GIVEN TASK –
Omit every picture, and retype the lines that run from the beginning of the data below through the line containing "ticks = [0, 20, 40, 60, 80, 100]", inclusive.

-- BEGIN --

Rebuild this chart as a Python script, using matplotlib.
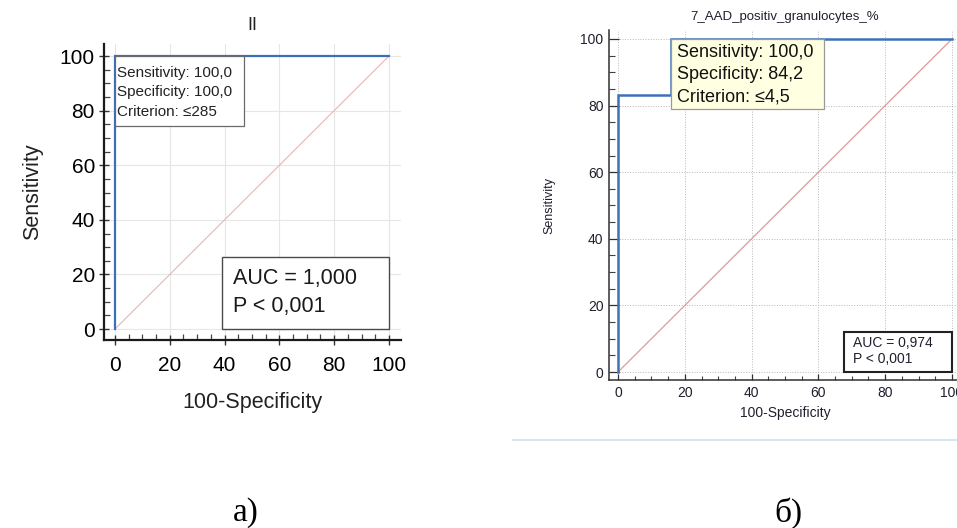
import numpy as np
import matplotlib.pyplot as plt
from matplotlib.patches import Rectangle
from matplotlib.ticker import MultipleLocator

plt.rcParams['font.family'] = ['Liberation Sans', 'DejaVu Sans']

# ROC curves (100-Specificity vs Sensitivity, %)
roc_a_fpr = [0, 0, 100]
roc_a_tpr = [0, 100, 100]
roc_b_fpr = [0, 0, 15.8, 15.8, 100]
roc_b_tpr = [0, 83.3, 83.3, 100, 100]

title_a = "II"
title_b = "7_AAD_positiv_granulocytes_%"
info_a = ["Sensitivity: 100,0", "Specificity: 100,0", "Criterion: \u2264285"]
info_b = ["Sensitivity: 100,0", "Specificity: 84,2", "Criterion: \u22644,5"]
auc_a = ["AUC = 1,000", "P < 0,001"]
auc_b = ["AUC = 0,974", "P < 0,001"]
ticks = [0, 20, 40, 60, 80, 100]

W, H = 957, 528
fig = plt.figure(figsize=(W / 100, H / 100), dpi=100)


def px_axes(left, top, right, bottom):
    return fig.add_axes([left / W, 1 - bottom / H, (right - left) / W, (bottom - top) / H])


# ---------------------------------------------------------------------------
# Panel a
# ---------------------------------------------------------------------------
ax = px_axes(104, 44, 401, 340)
ax.set_xlim(-4, 104.4)
ax.set_ylim(-4, 104.4)
for s in ['top', 'right']:
    ax.spines[s].set_visible(False)
for s in ['left', 'bottom']:
    ax.spines[s].set_linewidth(1.6)
    ax.spines[s].set_color('#1a1a1a')
ax.set_xticks(ticks)
ax.set_yticks(ticks)
ax.xaxis.set_minor_locator(MultipleLocator(5))
ax.yaxis.set_minor_locator(MultipleLocator(5))
ax.tick_params(which='major', direction='inout', length=7, width=1.0,
               labelsize=15, color='#333333')
ax.tick_params(axis='x', which='major', pad=8)
ax.tick_params(axis='y', which='major', pad=3)
ax.tick_params(which='minor', direction='in', length=4, width=0.9, color='#444444')
ax.grid(True, which='major', color='#e6e6e6', linewidth=0.8)
ax.set_axisbelow(True)

ax.plot([0, 100], [0, 100], color='#e8b4b4', linewidth=0.8, zorder=2)
ax.plot(roc_a_fpr, roc_a_tpr, color='#3b70b8', linewidth=1.6, zorder=3,
        solid_joinstyle='miter')

ax.add_patch(Rectangle((0, 74.4), 47, 25.6, facecolor='white',
                       edgecolor='#6a6a6a', linewidth=0.9, zorder=4))
for i, line in enumerate(info_a):
    ax.text(0.6, 93.9 - i * 7.2, line, fontsize=11, va='center', ha='left',
            color='#222222', zorder=5)

ax.add_patch(Rectangle((39, 0), 61, 26.4, facecolor='white',
                       edgecolor='#4a4a4a', linewidth=1.0, zorder=4))
for i, line in enumerate(auc_a):
    ax.text(43, 18.7 - i * 10.5, line, fontsize=15.5, va='center', ha='left',
            color='#1a1a1a', zorder=5)

ax.set_title(title_a, fontsize=13, pad=10, color='#222222')
ax.set_xlabel("100-Specificity", fontsize=15.5, labelpad=12, color='#222222')
ax.set_ylabel("Sensitivity", fontsize=15.5, labelpad=12, color='#222222')

# ---------------------------------------------------------------------------
# Panel b
# ---------------------------------------------------------------------------
bx = px_axes(609, 30, 962, 380)
bx.set_xlim(-2.7, 103)
bx.set_ylim(-2.4, 102.7)
for s in ['top', 'right']:
    bx.spines[s].set_visible(False)
for s in ['left', 'bottom']:
    bx.spines[s].set_linewidth(1.1)
    bx.spines[s].set_color('#303030')
bx.set_xticks(ticks)
bx.set_yticks(ticks)
bx.xaxis.set_minor_locator(MultipleLocator(5))
bx.yaxis.set_minor_locator(MultipleLocator(5))
bx.tick_params(which='major', direction='in', width=0.9, labelsize=10,
               labelcolor='#20202e', color='#303030', pad=4)
bx.tick_params(axis='y', which='major', length=7)
bx.tick_params(axis='x', which='major', length=4.5)
bx.tick_params(axis='y', which='minor', direction='in', length=4.5, width=0.8, color='#404040')
bx.tick_params(axis='x', which='minor', direction='in', length=3, width=0.8, color='#404040')
bx.grid(True, which='major', color='#b8b8b8', linewidth=0.7, linestyle=':')
bx.set_axisbelow(True)

bx.plot([0, 100], [0, 100], color='#e09a9a', linewidth=0.9, zorder=2)
bx.plot(roc_b_fpr, roc_b_tpr, color='#3d72b8', linewidth=1.8, zorder=3,
        solid_joinstyle='miter')

bx.add_patch(Rectangle((15.9, 79), 45.8, 21, facecolor='#ffffe1',
                       edgecolor='#999999', linewidth=0.9, zorder=4))
for i, line in enumerate(info_b):
    bx.text(17.7, 95.9 - i * 6.6, line, fontsize=13, va='center', ha='left',
            color='#111111', zorder=5)

bx.add_patch(Rectangle((67.7, 0), 32.3, 12, facecolor='white',
                       edgecolor='#222222', linewidth=1.5, zorder=4))
for i, line in enumerate(auc_b):
    bx.text(70.4, 8.7 - i * 4.8, line, fontsize=10, va='center', ha='left',
            color='#20202e', zorder=5)

fig.text(785 / W, 1 - 17 / H, title_b, fontsize=9.5, ha='center', va='center',
         color='#20202e')
bx.set_xlabel("100-Specificity", fontsize=10, labelpad=5, color='#20202e')
bx.set_ylabel("Sensitivity", fontsize=9, labelpad=18, color='#20202e')

# thin separator under panel b
fig.add_artist(plt.Line2D([513 / W, 1.0], [1 - 440 / H, 1 - 440 / H],
                          color='#cfe0f1', linewidth=1.2))

# panel captions
fig.text(246 / W, 1 - 513 / H, "\u0430)", fontsize=24, ha='center', va='center',
         family=['Liberation Serif', 'DejaVu Serif'])
fig.text(788 / W, 1 - 513 / H, "\u0431)", fontsize=24, ha='center', va='center',
         family=['Liberation Serif', 'DejaVu Serif'])

fig.savefig("out.png", dpi=100)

-- END --

WRITTEN SOLUTION –
Rebuild this chart as a Python script, using matplotlib.
import numpy as np
import matplotlib.pyplot as plt
from matplotlib.patches import Rectangle
from matplotlib.ticker import MultipleLocator

plt.rcParams['font.family'] = ['Liberation Sans', 'DejaVu Sans']

# ROC curves (100-Specificity vs Sensitivity, %)
roc_a_fpr = [0, 0, 100]
roc_a_tpr = [0, 100, 100]
roc_b_fpr = [0, 0, 15.8, 15.8, 100]
roc_b_tpr = [0, 83.3, 83.3, 100, 100]

title_a = "II"
title_b = "7_AAD_positiv_granulocytes_%"
info_a = ["Sensitivity: 100,0", "Specificity: 100,0", "Criterion: \u2264285"]
info_b = ["Sensitivity: 100,0", "Specificity: 84,2", "Criterion: \u22644,5"]
auc_a = ["AUC = 1,000", "P < 0,001"]
auc_b = ["AUC = 0,974", "P < 0,001"]
ticks = [0, 20, 40, 60, 80, 100]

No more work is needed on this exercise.